Percursos transitórios, tempos percorridos [Diálogos com a dança] [saudades feitas de afetos]

"Que demora pra começar", reclama a mulher atrás de mim, que demora para perceber que o espetáculo Percursos Transitórios, com Zélia Monteiro, já havia começado. Talvez a espectadora não fosse acostumada à dança contemporânea; contudo, antes disso, penso que todos nós andamos com dificuldades para perceber o começo e o fim dos eventos, quando eles não se dão por alguma convenção bem arraigada ou por alguma descarga espetacular de choque. Isso implica em muitas vezes não percebermos sequer o evento. Temos pressa - para tudo. E parafraseando Caiero: o mundo não se fez para apressarmos nele (apressar é estar doente dos olhos). O fruir da arte, muitas vezes, exige o abandono dessa pressa - para que possamos nos irmanar do seu fluir. Percursos transitórios tem seu tempo, feito de sutilezas e paciências. É um tempo estranho, que não é lento, mas é vagaroso. Seu discurso também é tecido vagarosamente, por trás do tule transparente que torna a luz e seus movimentos visíveis - às vezes mais que a própria artista. Melhor: luz que permite que o espetáculo seja visto e que algumas vezes toma toda a visibilidade da cena, impedindo que se veja qualquer coisa além da própria luz: a mesma fonte que revela, re-vela. 
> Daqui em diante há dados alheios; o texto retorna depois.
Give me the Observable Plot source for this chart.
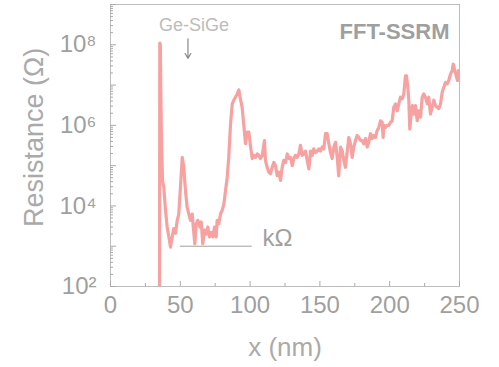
<!DOCTYPE html>
<html><head><meta charset="utf-8">
<script src="https://cdn.jsdelivr.net/npm/d3@7"></script>
<script src="https://cdn.jsdelivr.net/npm/@observablehq/plot@0.6"></script>
<style>body{margin:0;background:#fff}</style>
</head><body><div id="chart"></div>
<script>
// Position along the line scan (nm)
const positionNm = [
  35.1, 35.3, 35.7, 36.0, 36.4, 37.25, 38.2, 39.4, 40.6, 41.8, 43.0, 44.2, 45.3, 46.6, 47.8, 48.9,
  50.1, 51.4, 52.5, 53.7, 54.9, 56.1, 57.3, 58.5, 59.7, 60.4, 61.4, 62.5, 64.0, 65.0, 66.1, 67.3,
  68.6, 69.7, 70.9, 72.1, 73.3, 74.5, 75.7, 76.4, 77.6, 78.8, 80.0, 81.2, 82.4, 83.6, 84.7, 86.0,
  87.2, 88.3, 89.5, 90.8, 91.9, 93.1, 94.3, 95.5, 96.7, 97.9, 99.1, 100.3, 101.5, 102.7, 103.9, 105.1,
  106.2, 107.4, 108.7, 110.3, 111.0, 112.2, 113.4, 114.6, 115.8, 117.0, 118.2, 119.4, 120.6, 121.8, 123.0, 124.1,
  125.4, 126.6, 127.7, 128.9, 130.2, 131.3, 132.5, 133.7, 134.9, 136.1, 137.3, 138.5, 139.7, 140.9, 142.1, 143.3,
  144.5, 145.6, 146.8, 148.1, 149.2, 150.4, 151.6, 152.8, 154.0, 155.2, 156.4, 157.6, 158.8, 160.0, 161.2, 162.4,
  163.5, 164.8, 166.0, 167.1, 168.3, 169.6, 170.7, 171.9, 173.1, 174.3, 175.5, 176.7, 177.9, 179.1, 180.3, 181.4,
  182.7, 183.9, 185.0, 186.2, 187.5, 188.6, 189.8, 191.0, 192.2, 193.4, 194.6, 195.3, 195.8, 197.0, 198.2, 199.4,
  200.6, 201.8, 202.9, 204.2, 205.4, 206.5, 207.7, 209.0, 210.1, 211.3, 212.0, 213.0, 213.7, 214.4, 215.4, 216.3,
  217.3, 218.5, 219.7, 220.8, 222.1, 223.3, 224.4, 225.6, 226.9, 228.0, 229.2, 230.4, 231.6, 232.8, 234.0, 235.2,
  236.4, 237.6, 238.8, 240.0, 241.2, 242.3, 243.6, 244.8, 245.5, 246.4, 247.3, 248.6, 249.3, 250.2
];
// Resistance (Ohm)
const resistanceOhm = [
  1e1, 1.1e8, 1.0e8, 1e7, 8e5, 4.3e4, 2.9e4, 7.8e3, 3.0e3, 1.7e3, 9.5e2, 1.7e3, 2.75e3, 2.1e3, 4.4e3, 6.3e3,
  2.9e4, 1.6e5, 9.1e4, 2.4e4, 9.3e3, 6.3e3, 4.4e3, 6.3e3, 2.1e3, 1.15e3, 3.6e3, 4.4e3, 3.0e3, 4.0e3, 1.15e3, 2.5e3,
  2.0e3, 3.0e3, 1.7e3, 2.2e3, 1.7e3, 3.0e3, 1.7e3, 4.4e3, 3.6e3, 6.3e3, 7.8e3, 1.1e4, 2.4e4, 5.1e4, 1.6e5, 1.1e6,
  3.4e6, 4.2e6, 5.0e6, 6.0e6, 7.6e6, 4.5e6, 2.8e6, 1.0e6, 3.5e5, 6.8e5, 6.8e5, 3.0e5, 1.5e5, 1.8e5, 1.6e5, 1.95e5,
  1.8e5, 1.5e5, 1.8e5, 4.2e5, 1.35e5, 9.1e4, 6.9e4, 6.3e4, 9.1e4, 1.2e5, 1.0e5, 5.6e4, 6.9e4, 4.3e4, 9.1e4, 1.35e5,
  1.2e5, 1.95e5, 1.5e5, 1.6e5, 1.0e5, 1.5e5, 1.8e5, 1.6e5, 1.95e5, 3.2e5, 1.8e5, 1.95e5, 2.3e5, 1.35e5, 8.3e4, 2.3e5,
  1.8e5, 2.6e5, 2.1e5, 2.3e5, 2.6e5, 2.3e5, 2.9e5, 2.6e5, 6.2e5, 6.2e5, 3.5e5, 2.1e5, 1.5e5, 2.9e5, 3.8e5, 1.6e5,
  5.6e4, 2.9e5, 2.3e5, 1.35e5, 9.1e4, 2.3e5, 5.0e5, 3.5e5, 1.6e5, 2.9e5, 4.2e5, 5.6e5, 5.0e5, 4.2e5, 4.2e5, 3.5e5,
  4.7e5, 2.9e5, 3.8e5, 6.2e5, 4.7e5, 5.6e5, 5.0e5, 7.4e5, 8.9e5, 1.3e6, 1.2e6, 5.0e5, 1.0e6, 8.9e5, 1.0e6, 1.0e6,
  1.2e6, 1.3e6, 2.8e6, 3.4e6, 2.3e6, 3.4e6, 5.0e6, 4.6e6, 6.0e6, 1.7e7, 1.7e7, 8.9e6, 4.2e6, 8.1e5, 1.9e6, 3.1e6,
  1.9e6, 3.1e6, 1.3e6, 2.3e6, 1.6e6, 5.0e6, 6.0e6, 5.0e6, 3.4e6, 5.0e6, 1.9e6, 2.8e6, 4.2e6, 3.1e6, 2.8e6, 2.6e6,
  3.4e6, 6.6e6, 8.9e6, 1.17e7, 1.07e7, 1.3e7, 1.9e7, 2.3e7, 3.3e7, 2.5e7, 1.9e7, 1.3e7, 2.3e7, 2.1e7
];

const xTicks = [0, 50, 100, 150, 200, 250];
const xMinorTicks = [25, 75, 125, 175, 225];
const yMajorTicks = [1e2, 1e3, 1e4, 1e5, 1e6, 1e7, 1e8, 1e9];
const yLabelTicks = [1e2, 1e4, 1e6, 1e8];
const yLabelText = ["10²", "10⁴", "10⁶", "10⁸"];
const xTitle = "x (nm)";
const yTitle = "Resistance (Ω)";
const panelTitle = "FFT-SSRM";
const interfaceLabel = "Ge-SiGe";
const interfaceArrow = {x: 55.5, yFrom: 1.4e8, yTo: 4.6e7};
const kOhmLine = {x1: 50, x2: 101.5, y: 1e3, label: "kΩ"};

const yMinorTicks = d3.scaleLog().domain([1e2, 1e9]).ticks().filter(v => !yMajorTicks.includes(v));
const data = positionNm.map((x, i) => ({x, r: resistanceOhm[i]}));

const grey = "#9f9f9f";
const font = "'Liberation Sans', Arial, sans-serif";

const chart = Plot.plot({
  width: 499,
  height: 367,
  marginLeft: 110,
  marginRight: 40,
  marginTop: 4,
  marginBottom: 81,
  style: {fontFamily: font, background: "#fff"},
  x: {domain: [0, 250]},
  y: {type: "log", domain: [1e2, 1e9]},
  marks: [
    Plot.line(data, {x: "x", y: "r", stroke: "#f7a1a1", strokeWidth: 3.2, clip: true, strokeLinejoin: "round"}),
    Plot.frame({stroke: "#bdbdbd"}),
    // inward ticks
    Plot.axisY({ticks: yMajorTicks, tickSize: -6, tickFormat: () => "", label: null, stroke: "#aaa"}),
    Plot.axisY({ticks: yMinorTicks, tickSize: -3, tickFormat: () => "", label: null, stroke: "#aaa"}),
    Plot.axisX({ticks: xTicks, tickSize: -5, tickFormat: () => "", label: null, stroke: "#aaa"}),
    Plot.axisX({ticks: xMinorTicks, tickSize: -3, tickFormat: () => "", label: null, stroke: "#aaa"}),
    // tick labels
    Plot.axisY({ticks: yLabelTicks, tickSize: 0, tickPadding: 14, fontSize: 24, fill: grey,
      tickFormat: d => yLabelText[yLabelTicks.indexOf(d)], label: null}),
    Plot.axisX({ticks: xTicks, tickSize: 0, tickPadding: 9, fontSize: 24, fill: grey, label: null}),
    // titles
    Plot.text([yTitle], {frameAnchor: "left", dx: -76, dy: -8, rotate: -90, lineAnchor: "middle", textAnchor: "middle", fontSize: 27, fill: "#aaa"}),
    Plot.text([xTitle], {frameAnchor: "bottom", dy: 61, lineAnchor: "middle", fontSize: 26, fill: "#aaa"}),
    Plot.text([panelTitle], {frameAnchor: "top-right", dx: -10, dy: 19, fontSize: 22, fontWeight: "bold", fill: grey}),
    // annotations
    Plot.text([interfaceLabel], {x: 59.8, y: 2.2e8, fontSize: 18, fill: "#bcbcbc", lineAnchor: "bottom"}),
    Plot.arrow([interfaceArrow], {x1: "x", x2: "x", y1: "yFrom", y2: "yTo", stroke: "#8a8a8a", strokeWidth: 1.2, headLength: 7}),
    Plot.ruleY([kOhmLine], {y: "y", x1: "x1", x2: "x2", stroke: "#a0a0a0", strokeWidth: 1}),
    Plot.text([kOhmLine], {x: 108.9, y: "y", text: "label", textAnchor: "start", lineAnchor: "bottom", fontSize: 24, fill: grey})
  ]
});
document.getElementById("chart").appendChild(chart);
</script>
</body></html>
No fluir e no meu fruir da apresentação, havia já desistido de tentar estabelecer qualquer diálogo mais racional com a obra, quando ela transitou para outro registro, numa simples mudança de luz. Notei então que, a exemplo da minha colega de platéia, eu tinha pressa - "que demora para eu entender", eu poderia ter reclamado. Por sorte, há muito sei que uma obra, um espetáculo pode ser aproveitado mesmo que não se compreenda - ainda que isso possa implicar num empobrecimento com aquilo que tal obra carrega (minha relação com a música de concerto vai nessa linha). Nessa variância da luz, o corpo de Zélia ganhou outra textura, rugosidades da pele despontaram, contornos dos músculos se destacaram, tornaram visíveis os efeitos dos anos - e dos treinos. É então que noto o quanto o percurso ali apresentado fala não só de um trajeto como também do tempo, essa coisa que não cabe nos relógios e nos calendários, que corpos denunciam, mas não contam tudo. Na sala está uma professora da PUC - eu fazia uma disciplina dela como ouvinte, ano passado, quando tive que largar as aulas. Isso faz mais seis meses, e eu juro que foi semana passada. Me dou conta que os amigos de quem sinto falta de notícias estão há seis meses eles também esperando resposta às últimas mensagens que me enviaram. Está na sala também minha professora de dança - faz dois anos e meio que tenho aulas com ela, e não seis meses, como sinto. Faz sete meses que não sei mais para quem escrevo - desde que perdi meu pai. Por um ano e meio escrevi à espera de uma resposta impossível da minha melhor amiga. Isso é muito ou pouco tempo? Eu deveria dizer que muito, afinal, é o que aponta o calendário, é o que cobra a sociedade. Não é, entretanto, como sinto - apesar das recriminações que já sofri por ser tão lento e paquidérmico. No palco, Zélia segue na apresentação de seu percurso transitório, provisório, fugaz - feito de referências muitas em muitos anos como artista -, que ocupa dilatados cinqüenta minutos que passam rápidos em meio a gestos lentos. Fico a me perguntar como Zélia não sente o tempo de cada um desses trajetos - o da sua vida, o dessa obra, o dessa apresentação -, qual deles terá durado mais?